Como buena ciudad del norte de la península que es, la capital de La Rioja es tierra de practicar el nomadismo restaurador: ir de un local a otro bebiendo y comiendo en pequeño formato. La calle del Laurel, situada en el casco antiguo, es una ventana al tapeo a lo largo de doscientos metros. Siempre bulliciosa, siempre como una cornucopia del bocado diminuto y de momento, firme en su propósito de ofrecer buena gastronomía con sensatez en la cuenta. Entre otros motivos, porque la ley de la oferta y la demanda siempre se cumple, y oferta a Logroño no le falta.

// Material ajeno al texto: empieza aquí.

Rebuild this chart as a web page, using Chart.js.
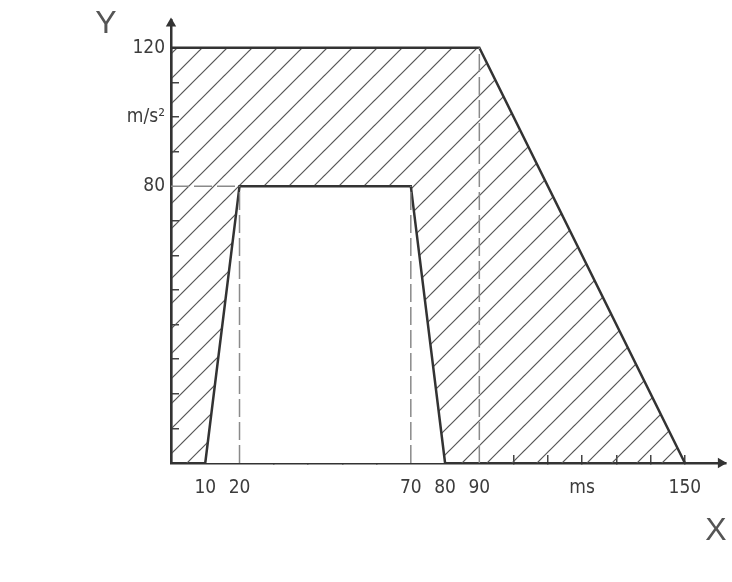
<!DOCTYPE html>
<html>
<head>
<meta charset="utf-8">
<script src="https://cdn.jsdelivr.net/npm/chart.js@4"></script>
<style>
  html, body { margin: 0; padding: 0; background: #fff; }
  #wrap { width: 732px; height: 582px; }
</style>
</head>
<body>
<div id="wrap"><canvas id="chart" width="732" height="582"></canvas></div>
<script>
// Tick labels
const xTickValues = [10, 20, 70, 80, 90, 120, 150];
const xTickLabels = ['10', '20', '70', '80', '90', 'ms', '150'];
const yTickValues = [80, 100, 120];
const yTickLabels = ['80', 'm/s²', '120'];

// Outer corridor (hatched) and inner corridor (white)
const outerX = [0, 0, 90, 150];
const outerY = [0, 120, 120, 0];
const innerX = [10, 20, 70, 80];
const innerY = [0, 80, 80, 0];

// Dashed helper lines
const guide20X = [20, 20];
const guide20Y = [0, 80];
const guide70X = [70, 70];
const guide70Y = [0, 80];
const guide90X = [90, 90];
const guide90Y = [0, 120];
const guide80X = [0, 20];
const guide80Y = [80, 80];

// Axis arrow heads
const arrowYPoint = [0, 127];
const arrowXPoint = [160.5, 0];

// Tick marks that are hidden (covered by lines in the original)
const xHiddenTicks = [0, 10, 20, 70, 80, 90, 160];
const yHiddenTicks = [0, 80, 120];

const ink = '#333';
const labelFont = { family: "'Liberation Sans Narrow', 'DejaVu Sans Condensed', 'Liberation Sans', sans-serif", size: 19 };

function toPoints(xs, ys) {
  return xs.map((x, i) => ({ x: x, y: ys[i] }));
}

// Hachures diagonales
function makeHatch() {
  const size = 25;
  const c = document.createElement('canvas');
  c.width = size;
  c.height = size;
  const g = c.getContext('2d');
  g.strokeStyle = '#555';
  g.lineWidth = 1.2;
  [0, size, 2 * size].forEach(k => {
    g.beginPath();
    g.moveTo(k + 2, -2);
    g.lineTo(k - size - 2, size + 2);
    g.stroke();
  });
  return g.createPattern(c, 'repeat');
}

function guide(xs, ys) {
  return {
    data: toPoints(xs, ys),
    borderColor: '#8a8a8a',
    borderWidth: 1.5,
    borderDash: [18, 5],
    pointRadius: 0,
    fill: false,
    order: 3
  };
}

// pas de marge automatique autour des axes
function noScalePadding(scale) {
  scale.paddingLeft = 0;
  scale.paddingRight = 0;
  scale.paddingTop = 0;
  scale.paddingBottom = 0;
}

// Lettres X et Y des axes
const axisLetters = {
  id: 'axisLetters',
  afterDraw(chart) {
    const ctx = chart.ctx;
    ctx.save();
    ctx.fillStyle = '#555';
    ctx.font = "32px 'Liberation Sans', sans-serif";
    ctx.textAlign = 'center';
    ctx.textBaseline = 'middle';
    ctx.fillText('Y', 106, 24);
    ctx.fillText('X', 716, 531);
    ctx.restore();
  }
};

new Chart(document.getElementById('chart'), {
  type: 'line',
  data: {
    datasets: [
      {
        data: toPoints(innerX, innerY),
        borderColor: ink,
        borderWidth: 2.5,
        backgroundColor: '#fff',
        fill: 'origin',
        pointRadius: 0,
        order: 4
      },
      {
        data: toPoints(outerX, outerY),
        borderColor: ink,
        borderWidth: 2.5,
        backgroundColor: makeHatch(),
        fill: 'origin',
        pointRadius: 0,
        order: 5
      },
      guide(guide20X, guide20Y),
      guide(guide70X, guide70Y),
      guide(guide90X, guide90Y),
      guide(guide80X, guide80Y),
      {
        data: [{ x: arrowYPoint[0], y: arrowYPoint[1] }],
        pointStyle: 'triangle',
        pointRadius: 6,
        rotation: 0,
        backgroundColor: ink,
        borderWidth: 0,
        showLine: false,
        clip: false,
        order: 1
      },
      {
        data: [{ x: arrowXPoint[0], y: arrowXPoint[1] }],
        pointStyle: 'triangle',
        pointRadius: 6,
        rotation: 90,
        backgroundColor: ink,
        borderWidth: 0,
        showLine: false,
        clip: false,
        order: 1
      }
    ]
  },
  options: {
    responsive: false,
    animation: false,
    layout: { padding: { left: 0, right: 4, top: 20, bottom: 0 } },
    plugins: {
      legend: { display: false },
      tooltip: { enabled: false }
    },
    scales: {
      x: {
        type: 'linear',
        min: 0,
        max: 162,
        z: 1,
        afterFit: (scale) => { scale.height = 119; noScalePadding(scale); },
        border: { color: ink, width: 2.5 },
        grid: {
          drawOnChartArea: false,
          tickLength: -8,
          lineWidth: 1.5,
          color: (c) => xHiddenTicks.includes(c.tick && c.tick.value) ? 'rgba(0,0,0,0)' : '#444'
        },
        ticks: {
          stepSize: 10,
          includeBounds: false,
          autoSkip: false,
          maxRotation: 0,
          padding: 22,
          color: '#3c3c3c',
          font: labelFont,
          callback: (v) => {
            const i = xTickValues.indexOf(v);
            return i >= 0 ? xTickLabels[i] : '';
          }
        }
      },
      y: {
        type: 'linear',
        min: 0,
        max: 128,
        z: 1,
        afterFit: (scale) => { scale.width = 171; noScalePadding(scale); },
        border: { color: ink, width: 2.5 },
        grid: {
          drawOnChartArea: false,
          tickLength: -8,
          lineWidth: 1.5,
          color: (c) => yHiddenTicks.includes(c.tick && c.tick.value) ? 'rgba(0,0,0,0)' : '#444'
        },
        ticks: {
          stepSize: 10,
          includeBounds: false,
          autoSkip: false,
          padding: 14,
          color: '#3c3c3c',
          font: labelFont,
          callback: (v) => {
            const i = yTickValues.indexOf(v);
            return i >= 0 ? yTickLabels[i] : '';
          }
        }
      }
    }
  },
  plugins: [axisLetters]
});
</script>
</body>
</html>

Escribía Juan Eslava Galán en Una historia de toma pan y moja que a mediados de los años cincuenta, cuando la economía dio señales de recuperación y esta se manifestó en la calidad y variedad de la dieta “el espectro del hambre se fue alejando de los menesterosos y las clases medias se fueron soltando el cinturón. (...) En los bares del norte comenzaron a aparecer los pinchos acompañando la bebida, al principio simples encurtidos pinchados en un palillo, un taco de atún con pimiento o el Gilda (en homenaje a Rita Hayworth), una combinación de guindilla verde, anchoa y aceituna. Después surgieron preparaciones más complicadas, incluso de alta cocina, y hoy el pincho va camino de convertirse en la versión hispánica del fast food americano, la cocina en miniatura, la tapita, la cazuelita”.
La Laurel es el pintxo de champiñones del Soriano: champiñón a la brasa con o sin gamba, cocinado al momento y a la vista, con su ajoaceite; las bravas del bar Jubera; el Blanco y Negro, el bar más antiguo de la calle Laurel, y su matrimonio, que difiere del consumido en Murcia: se trata de un pequeño bollo de pan crujiente servido caliente, con una anchoa, un boquerón y un toque de pimiento verde. Aunque para anchoas está el Rincón de Alberto y su género traído desde Santoña.